*INSTRUCTION*.
Up to and including the line with "2046, 2047, 2050]", write out the listing from its first line, minus the pictures.

*DATA SHOWN*.
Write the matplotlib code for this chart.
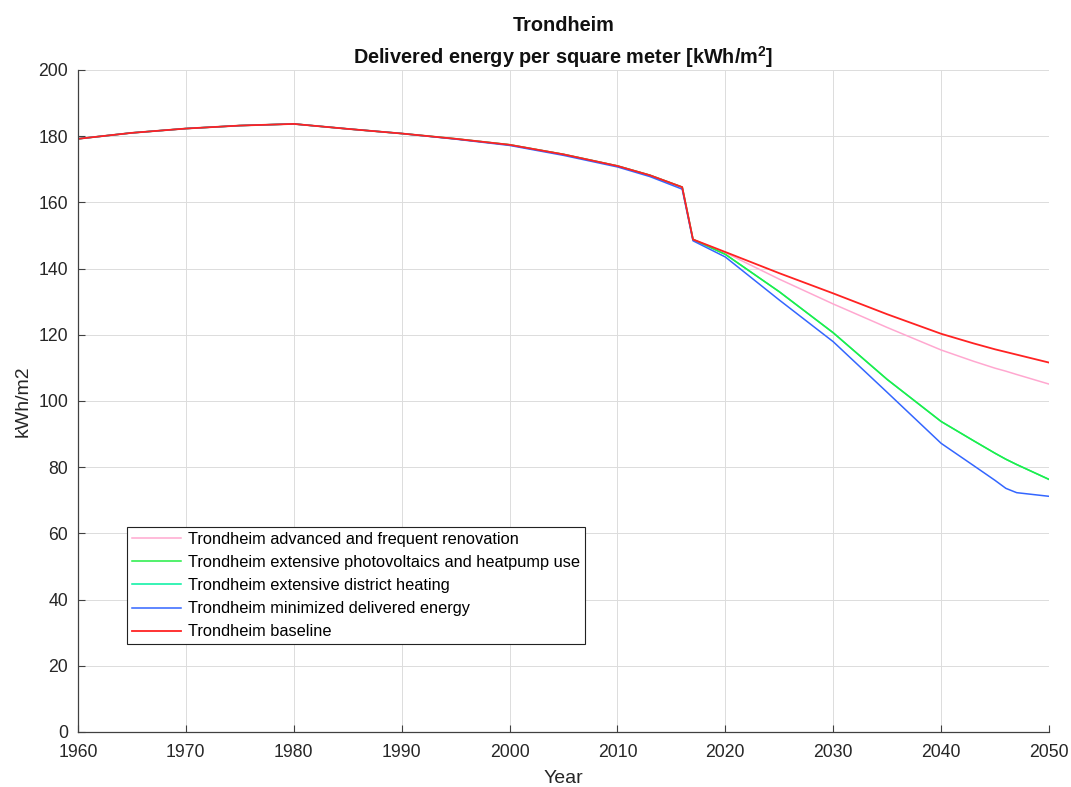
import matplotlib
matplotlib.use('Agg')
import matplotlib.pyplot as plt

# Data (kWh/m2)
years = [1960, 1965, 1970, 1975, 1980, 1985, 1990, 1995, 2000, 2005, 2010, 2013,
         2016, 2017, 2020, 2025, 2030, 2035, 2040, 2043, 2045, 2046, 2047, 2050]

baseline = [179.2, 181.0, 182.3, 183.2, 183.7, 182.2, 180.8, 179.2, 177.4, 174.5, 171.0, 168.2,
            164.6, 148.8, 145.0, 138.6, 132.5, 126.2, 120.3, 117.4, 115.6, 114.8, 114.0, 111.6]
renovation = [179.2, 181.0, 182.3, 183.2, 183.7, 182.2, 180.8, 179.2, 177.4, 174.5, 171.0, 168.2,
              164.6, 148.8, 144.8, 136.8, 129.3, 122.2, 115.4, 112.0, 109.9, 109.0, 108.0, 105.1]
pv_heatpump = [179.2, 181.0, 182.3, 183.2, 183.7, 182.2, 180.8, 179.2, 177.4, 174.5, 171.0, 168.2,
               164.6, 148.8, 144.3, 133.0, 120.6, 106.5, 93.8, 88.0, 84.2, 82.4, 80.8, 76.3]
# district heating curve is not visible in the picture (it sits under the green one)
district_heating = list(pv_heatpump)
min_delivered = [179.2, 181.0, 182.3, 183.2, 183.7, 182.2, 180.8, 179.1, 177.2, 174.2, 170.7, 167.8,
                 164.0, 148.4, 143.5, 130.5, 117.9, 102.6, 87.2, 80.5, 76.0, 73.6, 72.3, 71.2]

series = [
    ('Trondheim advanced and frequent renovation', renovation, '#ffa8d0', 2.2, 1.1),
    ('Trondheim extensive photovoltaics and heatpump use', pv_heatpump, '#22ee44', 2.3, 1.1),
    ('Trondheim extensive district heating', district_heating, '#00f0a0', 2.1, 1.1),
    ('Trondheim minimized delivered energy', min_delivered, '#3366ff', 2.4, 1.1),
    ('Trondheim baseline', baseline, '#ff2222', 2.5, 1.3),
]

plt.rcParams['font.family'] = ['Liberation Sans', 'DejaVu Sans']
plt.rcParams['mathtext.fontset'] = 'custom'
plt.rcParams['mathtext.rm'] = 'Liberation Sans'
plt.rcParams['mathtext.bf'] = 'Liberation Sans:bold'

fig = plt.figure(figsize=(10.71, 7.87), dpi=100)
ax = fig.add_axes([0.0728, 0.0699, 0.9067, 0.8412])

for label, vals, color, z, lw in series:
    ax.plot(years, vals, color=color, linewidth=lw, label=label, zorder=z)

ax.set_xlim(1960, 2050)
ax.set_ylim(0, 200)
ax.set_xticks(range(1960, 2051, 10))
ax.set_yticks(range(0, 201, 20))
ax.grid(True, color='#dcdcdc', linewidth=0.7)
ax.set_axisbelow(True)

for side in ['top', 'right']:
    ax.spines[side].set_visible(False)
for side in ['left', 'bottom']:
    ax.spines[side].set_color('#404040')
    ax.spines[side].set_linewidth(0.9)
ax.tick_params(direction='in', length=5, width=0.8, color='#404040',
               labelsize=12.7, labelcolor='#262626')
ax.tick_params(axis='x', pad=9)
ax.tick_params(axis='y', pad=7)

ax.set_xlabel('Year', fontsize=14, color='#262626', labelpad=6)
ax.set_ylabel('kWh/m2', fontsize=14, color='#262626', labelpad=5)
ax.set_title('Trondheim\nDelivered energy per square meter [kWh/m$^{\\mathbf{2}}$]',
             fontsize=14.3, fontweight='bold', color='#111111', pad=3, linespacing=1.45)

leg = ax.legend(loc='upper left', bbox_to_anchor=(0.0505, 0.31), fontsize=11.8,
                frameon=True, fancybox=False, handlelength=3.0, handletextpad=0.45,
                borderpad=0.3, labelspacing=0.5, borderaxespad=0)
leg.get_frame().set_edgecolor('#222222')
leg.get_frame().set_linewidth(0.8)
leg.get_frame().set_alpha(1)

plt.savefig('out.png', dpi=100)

*OUTPUT OF THE TASK*.
Write the matplotlib code for this chart.
import matplotlib
matplotlib.use('Agg')
import matplotlib.pyplot as plt

# Data (kWh/m2)
years = [1960, 1965, 1970, 1975, 1980, 1985, 1990, 1995, 2000, 2005, 2010, 2013,
         2016, 2017, 2020, 2025, 2030, 2035, 2040, 2043, 2045, 2046, 2047, 2050]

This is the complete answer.